Go to a Mardi Gras ball
Attending most Carnival organizations' masquerade and coronation balls requires an invitation, but some of them are open to the general public--including the Krewe of Orpheus, founded by New Orleans native Harry Connick Jr. The group sells tickets to its Orpheuscapade, which is meant to be a glitzy, music-infused extravaganza that happens to have a float parade roll through it. February 16

Photo © ZUMA Press, Inc. / Alamy

Rex and Zulu Parades
For a dose of Carnival tradition, join the encampment on St. Charles Avenue on the morning of Fat Tuesday to watch a double-header of Carnival's most prominent parading organizations. Rex, a 150-year old group of prominent businessmen and socially connected families, puts on one of Mardi Gras's most beautiful processions. The African-American Zulu Social Aid & Pleasure Club started parading more than a century ago in parody of the old-line krewes' wealth and Carnival grandeur, but it's now one of the city's premier cultural organizations. February 17

Photo © LUCAS JACKSON/Reuters/Corbis

Mardi Gras Indians
Early on Fat Tuesday, Mardi Gras Indian tribes come out early, strutting new suits covered in brightly colored ostrich plumes and detailed beaded panels. Many tribes make their way to Hunters Field to greet fellow chiefs and tribal figures and compare craftwork. There are no published routes, so Indian fans gravitate to the festivities on North Claiborne Avenue under the I-10 overpass late in the afternoon to await the spectacle.
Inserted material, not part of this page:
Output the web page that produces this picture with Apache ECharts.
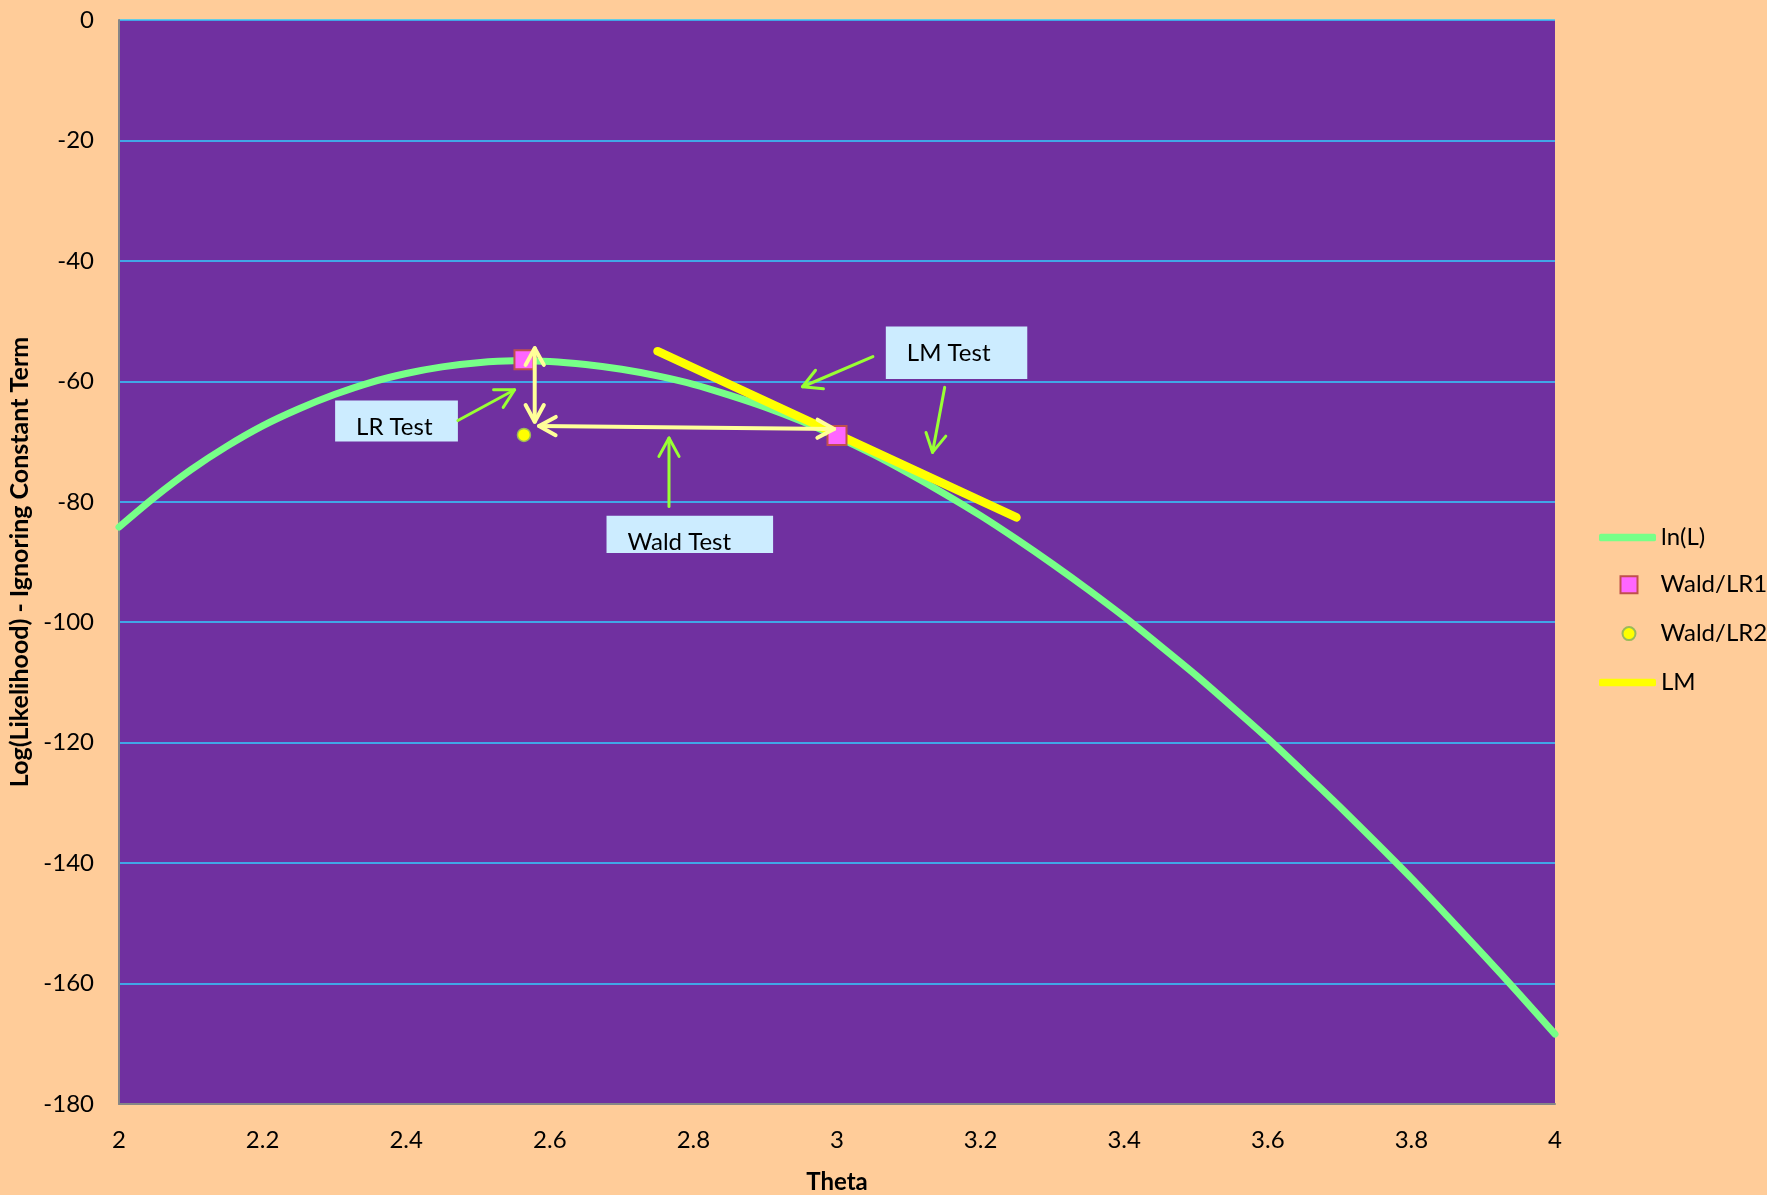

It's a vibrant, street-level tradition with a heavy influence on the city's music and parading culture. February 17

Photo © Reuters/CORBIS

Costume with the Society of St. Anne
Masking and costuming is a gateway to revelry, even for people just getting started with a feather boa and opera-style mask. The secretive Society of St. Anne sets the standard for lavish costuming. Throw on something festive (there are many costume shops to choose from in the Quarter) on the morning of Fat Tuesday and join the costumers in the Marigny and Bywater neighborhoods who wait for St. Anne to march by. February 17

Photo © Barry Lewis / Alamy

Bourbon Street Awards
RuPaul's Drag Race season six winner Bianca Del Rio hosts this annual costume contest, which happens on Fat Tuesday at Bourbon Street's epicenter of gay bars (St. Ann and Bourbon Streets). Aside from the masquerade and tableaux balls hosted by gay Carnival organizations (some of which are invite-only), this is the best place to see drag queens in some of Carnival's most amazing, outlandish costumes. February 17

Photo © VStock / Alamy

Find a King Cake
Dining out can be hit or miss during the final crush of Mardi Gras. Locals generally avoid places that shift to severely abbreviated "Mardi Gras menus," which tend to offer chow-line fare at jacked-up prices. But one thing you'll find everywhere, from house parties to office break rooms, is king cake--generally a cinnamon coffee cake covered in purple-, green- and gold-colored sugar. The cake contains a tiny plastic baby, and traditionally, the person drawing the piece with the baby becomes the king or queen of the party. In practice, the recipient is obligated to supply the next king cake.